The average monthly cost of health insurance through Colorado’s exchange could rise about 1.6% next year in the Denver area, but the increase would have been substantially higher without the state’s reinsurance program.
Eight companies have filed to sell health insurance on the exchange for 2021. The rates apply only to plans sold directly to individuals and families, so people who get their insurance through an employer may see higher or lower costs.
The Division of Insurance estimated rates would have been about 14% higher in the Denver area without reinsurance, which essentially acts as a backstop for insurers who have customers with expensive needs. Because the insurance companies get back a portion of what they spend, they can set rates lower.
Statewide, premiums are expected to rise about 2.2%, based on preliminary filings with the Division of Insurance. It’s not known how the pandemic will affect rates over the next year, but insurers in some states have raised the possibility they may have to issue refunds because customers are getting less medical care. Federal law limits how much profit insurers can keep from the premiums they collect.

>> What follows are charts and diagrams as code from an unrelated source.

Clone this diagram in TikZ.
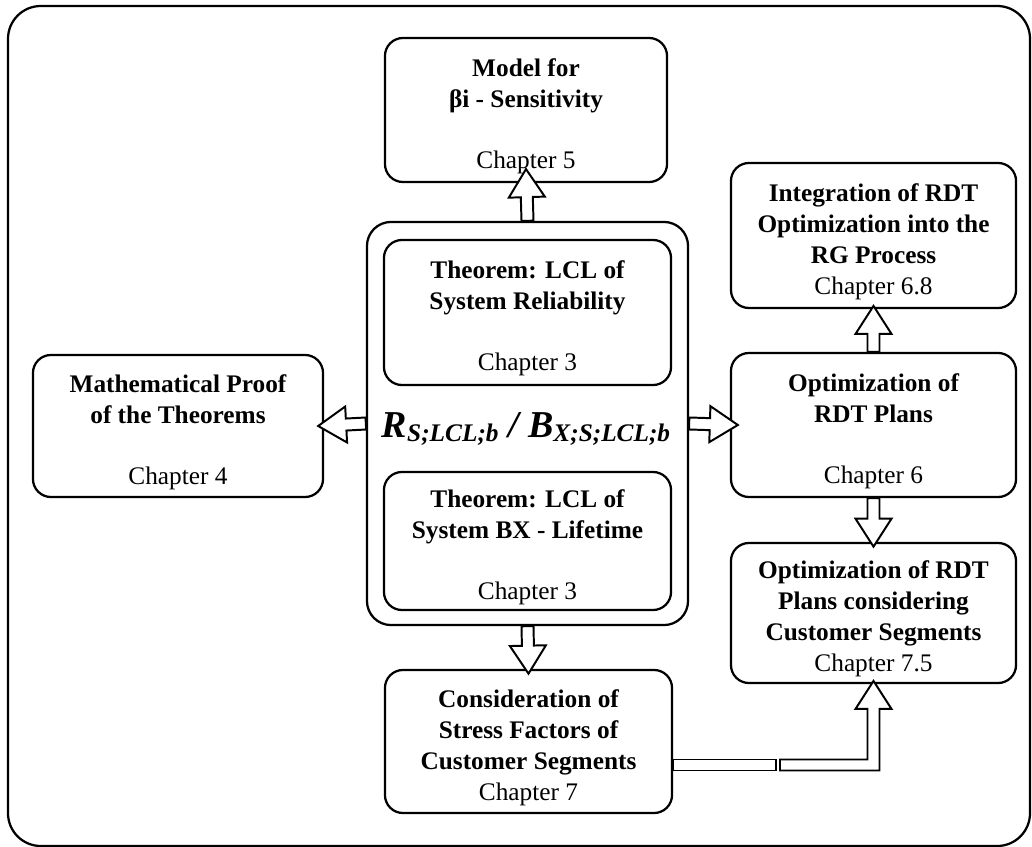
\documentclass[tikz,border=0pt]{standalone}
\usepackage{fontspec}
\setmainfont{Liberation Serif}
\usetikzlibrary{calc}
\newcommand\chap[1]{\mdseries Chapter #1}
\newcommand\lclsub[1]{\lower3.5pt\hbox{\fontsize{18}{20}\selectfont#1}}
\newcommand\hdstrut{\rule{0pt}{0.74cm}}

\begin{document}
\begin{tikzpicture}[x=0.025cm, y=-0.025cm]
\tikzset{chapbox/.style={draw, line width=1.6pt, rounded corners=0.45cm, align=center, inner sep=0pt,
    font=\fontsize{18}{22}\selectfont\bfseries},
  hollow/.style={draw, fill=white, line width=1.4pt, line join=miter},
  blockarrow/.style={hollow, to path={
    ($(\tikztostart)!0.15cm!-90:(\tikztotarget)$)
    -- ($(\tikztotarget)!0.7cm!(\tikztostart)!0.15cm!-90:(\tikztotarget)$)
    -- ($(\tikztotarget)!0.7cm!(\tikztostart)!0.45cm!-90:(\tikztotarget)$)
    -- (\tikztotarget)
    -- ($(\tikztotarget)!0.7cm!(\tikztostart)!0.45cm!90:(\tikztotarget)$)
    -- ($(\tikztotarget)!0.7cm!(\tikztostart)!0.15cm!90:(\tikztotarget)$)
    -- ($(\tikztostart)!0.15cm!90:(\tikztotarget)$) -- cycle}}}
\useasboundingbox (0,0) rectangle (1032,847);
\draw[line width=1.6pt, rounded corners=0.82cm] (8,6) rectangle (1030,846);
% centre part
\node[draw, line width=1.6pt, rounded corners=0.6cm, minimum width=8.025cm, minimum height=10.075cm] (core) at (527.5,423.5) {};
\node[chapbox, minimum width=7.175cm, minimum height=3.625cm] (theoA) at (527.5,312.5) {\hdstrut Theorem: LCL of\\System Reliability\\[0.75cm]\chap{3}};
\node[chapbox, minimum width=7.175cm, minimum height=3.45cm] (theoB) at (527.5,541) {\hdstrut Theorem: LCL of\\System BX - Lifetime\\[0.75cm]\chap{3}};
\node[anchor=base, font=\fontsize{27}{30}\selectfont\bfseries\itshape] (formula) at (526,437) {R\lclsub{S;LCL;b} / B\lclsub{X;S;LCL;b}};
% boxes around
\node[chapbox, minimum width=7.05cm, minimum height=3.6cm] (model) at (526,110) {\hdstrut Model for\\βi - Sensitivity\\[0.75cm]\chap{5}};
\node[chapbox, minimum width=7.25cm, minimum height=3.55cm] (proof) at (178,426) {\hdstrut Mathematical Proof\\of the Theorems\\[0.75cm]\chap{4}};
\node[chapbox, minimum width=7.125cm, minimum height=3.625cm] (integ) at (873.5,235.5) {\hdstrut Integration of RDT\\Optimization into the\\RG Process\\\chap{6.8}};
\node[chapbox, minimum width=7.125cm, minimum height=3.6cm] (optplan) at (873.5,425) {\hdstrut Optimization of\\RDT Plans\\[0.75cm]\chap{6}};
\node[chapbox, minimum width=7.125cm, minimum height=3.5cm] (optcust) at (873.5,613) {\hdstrut Optimization of RDT\\Plans considering\\Customer Segments\\\chap{7.5}};
\node[chapbox, minimum width=7.175cm, minimum height=3.575cm] (cons) at (528.5,741.5) {\hdstrut Consideration of\\Stress Factors of\\Customer Segments\\\chap{7}};
% block arrows
\draw[blockarrow] (core.north) to ([yshift=0.35cm]model.south);
\draw[blockarrow] (core.west) to ([xshift=-0.15cm]proof.east);
\draw[blockarrow] (core.east) to ([xshift=0.2cm]optplan.west);
\draw[blockarrow] (core.south) to ([yshift=-0.12cm]cons.north);
\draw[blockarrow] (optplan.north) to ([yshift=0.08cm]integ.south);
\draw[blockarrow] (optplan.south) to ([yshift=-0.12cm]optcust.north);
% broken elbow arrow
\coordinate (gapL) at (776,765);
\coordinate (gapR) at (780,765);
\coordinate (elbow) at (optcust.south |- gapR);
\coordinate (tip) at ([yshift=0.08cm]optcust.south);
\draw[hollow] ($(cons.east |- gapL)+(0,-5.5)$) rectangle ($(gapL)+(0,5.5)$);
\draw[hollow] ($(gapR)+(0,-5.5)$) -- ($(elbow)+(-6,-5.5)$) -- ($(tip)+(-6,28)$) -- ($(tip)+(-18,28)$)
  -- (tip) -- ($(tip)+(18,28)$) -- ($(tip)+(6,28)$) -- ($(elbow)+(6,5.5)$) -- ($(gapR)+(0,5.5)$) -- cycle;
\end{tikzpicture}
\end{document}
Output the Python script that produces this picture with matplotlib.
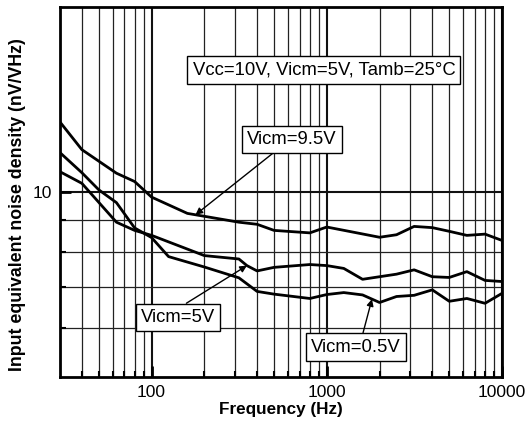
import numpy as np
import matplotlib
matplotlib.use("Agg")
import matplotlib.pyplot as plt
from matplotlib.ticker import FixedLocator, NullFormatter, FixedFormatter

plt.rcParams['font.family'] = ['Liberation Sans', 'DejaVu Sans']

# noise density curves (nV/VHz) vs frequency (Hz)
freq_95 = [30, 40, 63, 80, 100, 160, 315, 400, 500, 800, 1000, 2000, 2500,
           3150, 4000, 5000, 6300, 8000, 10000]
noise_95 = [13.0, 11.72, 10.73, 10.40, 9.81, 9.23, 8.93, 8.86, 8.66, 8.58,
            8.77, 8.44, 8.52, 8.79, 8.75, 8.63, 8.50, 8.54, 8.34]

freq_5 = [30, 40, 63, 80, 100, 200, 315, 350, 400, 500, 800, 1000, 1250,
          1600, 2000, 2500, 3150, 4000, 5000, 6300, 8000, 10000]
noise_5 = [10.79, 10.33, 8.93, 8.66, 8.50, 7.88, 7.78, 7.59, 7.44, 7.54,
           7.62, 7.59, 7.51, 7.21, 7.28, 7.35, 7.47, 7.28, 7.26, 7.42, 7.18, 7.15]

freq_05 = [30, 40, 50, 63, 80, 100, 125, 200, 315, 400, 500, 800, 1000,
           1250, 1600, 2000, 2500, 3150, 4000, 5000, 6300, 8000, 10000]
noise_05 = [11.59, 10.75, 10.08, 9.61, 8.74, 8.43, 7.85, 7.55, 7.25, 6.89,
            6.82, 6.71, 6.81, 6.86, 6.80, 6.61, 6.76, 6.79, 6.93, 6.64, 6.71,
            6.59, 6.84]

x_major = [100, 1000, 10000]
x_minor = [40, 50, 60, 70, 80, 90, 200, 300, 400, 500, 600, 700, 800, 900,
           2000, 3000, 4000, 5000, 6000, 7000, 8000, 9000]
y_major = [10]
y_minor = [6, 7, 8, 9]


def on_curve(f, fx, ny):
    # log-log interpolation so arrow tips sit on the drawn line
    return 10 ** np.interp(np.log10(f), np.log10(fx), np.log10(ny))


fig = plt.figure(figsize=(5.28, 4.28), dpi=100)
ax = fig.add_axes([0.1136, 0.1192, 0.8372, 0.8644])

ax.set_xscale('log')
ax.set_yscale('log')
ax.set_xlim(30, 10000)
ax.set_ylim(5, 20)

ax.xaxis.set_major_locator(FixedLocator(x_major))
ax.xaxis.set_major_formatter(FixedFormatter([str(v) for v in x_major]))
ax.xaxis.set_minor_locator(FixedLocator(x_minor))
ax.xaxis.set_minor_formatter(NullFormatter())
ax.yaxis.set_major_locator(FixedLocator(y_major))
ax.yaxis.set_major_formatter(FixedFormatter([str(v) for v in y_major]))
ax.yaxis.set_minor_locator(FixedLocator(y_minor))
ax.yaxis.set_minor_formatter(NullFormatter())

ax.grid(which='major', color='#111111', lw=1.5)
ax.grid(which='minor', color='#222222', lw=0.9)
ax.tick_params(which='major', direction='in', length=8, width=2,
               labelsize=12.5, pad=6)
ax.tick_params(which='minor', direction='in', length=4, width=1.5)
for s in ax.spines.values():
    s.set_linewidth(2)
    s.set_zorder(5)

for fx, ny in [(freq_95, noise_95), (freq_5, noise_5), (freq_05, noise_05)]:
    ax.plot(fx, ny, color='black', lw=2, zorder=4)

ax.set_xlabel('Frequency (Hz)', fontsize=12.3, fontweight='bold', labelpad=1)
ax.set_ylabel('Input equivalent noise density (nV/VHz)', fontsize=12.8,
              fontweight='bold')
ax.yaxis.set_label_coords(-0.077, 0.466)

box = dict(boxstyle='square,pad=0.28', fc='white', ec='black', lw=1)
arrow = dict(arrowstyle='-|>', color='black', lw=1, mutation_scale=10,
             shrinkA=0, shrinkB=0)

ax.text(0.597, 0.830, 'Vcc=10V, Vicm=5V, Tamb=25°C', transform=ax.transAxes,
        fontsize=13.3, ha='center', va='center', bbox=box, zorder=6)

ax.annotate('Vicm=9.5V', xy=(178, on_curve(178, freq_95, noise_95)),
            xytext=(0.525, 0.642), textcoords='axes fraction',
            fontsize=13.3, ha='center', va='center', bbox=box, zorder=6,
            arrowprops=dict(arrow, relpos=(0.36, 0)))
ax.annotate('Vicm=5V', xy=(350, on_curve(350, freq_5, noise_5)),
            xytext=(0.267, 0.161), textcoords='axes fraction',
            fontsize=13.3, ha='center', va='center', bbox=box, zorder=6,
            arrowprops=dict(arrow, relpos=(0.49, 1)))
ax.annotate('Vicm=0.5V', xy=(1810, on_curve(1810, freq_05, noise_05)),
            xytext=(0.670, 0.081), textcoords='axes fraction',
            fontsize=13.3, ha='center', va='center', bbox=box, zorder=6,
            arrowprops=dict(arrow, relpos=(0.56, 1)))

fig.savefig('out.png', dpi=100)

Projected rate changes are:
- Pueblo metro area: 9.8% increase
- Fort Collins metro area: 7.8% increase
- Greeley metro area: 7.7% increase
- Eastern non-metro counties: 5.6% increase
- Boulder metro area: 3% increase
- Denver metro area: 1.6% increase
- Grand Junction metro area: 0.3% decrease
- Western non-metro counties: 0.5% decrease
- Colorado Springs metro area: 1.6% decrease
Rates would have been about 17% higher statewide without reinsurance, according to the state. The biggest decreases are in the western counties, the Grand Junction area, the eastern counties and the Greeley and Pueblo areas.
The number of counties with only one insurer selling on the exchange is expected to drop from 22 to 10, as Rocky Mountain Health Plans and Bright Health expand their footprints.